Oleksander’s restless pale blue eyes speak as loudly as his words. He is on edge, and with good reason, as he returns to the jail in the newly liberated city of Kherson where he says Russian guards beat him daily.

We pass cell blocks and rusting outdoor exercise cages, move through guard rooms, turnstiles and heavy iron doors, and travel along fences topped in reams of razor wire in this Soviet-era prison until we reach one of the epicenters of Russia’s brutal occupation of Ukraine.

 

 

It’s here, in a dark and rubble-strewn corridor, that Oleksander and another former prisoner who didn’t want to be interviewed say Russian guards executed Ukrainian prisoners for pro-Ukrainian chants or tattoos.

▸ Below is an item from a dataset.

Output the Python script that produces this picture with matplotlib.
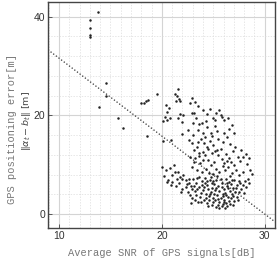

CNN is identifying Oleksander only by his first name for security reasons.

 

 

As Oleksander pushes on a solid, red iron cell door at the end of the corridor, burning wood falls from the ceiling, smoke billows and glowing embers tumble out. The ceiling in this part of the cell block is alight and burning timbers are crashing down.

 

 

That’s where the Russian troops brought people for torture, Oleksander tells us. After the Russians withdrew from Kherson “they set fire [to] it to destroy evidence of their crimes,” he says. It is impossible to enter to check it out, due to the flames.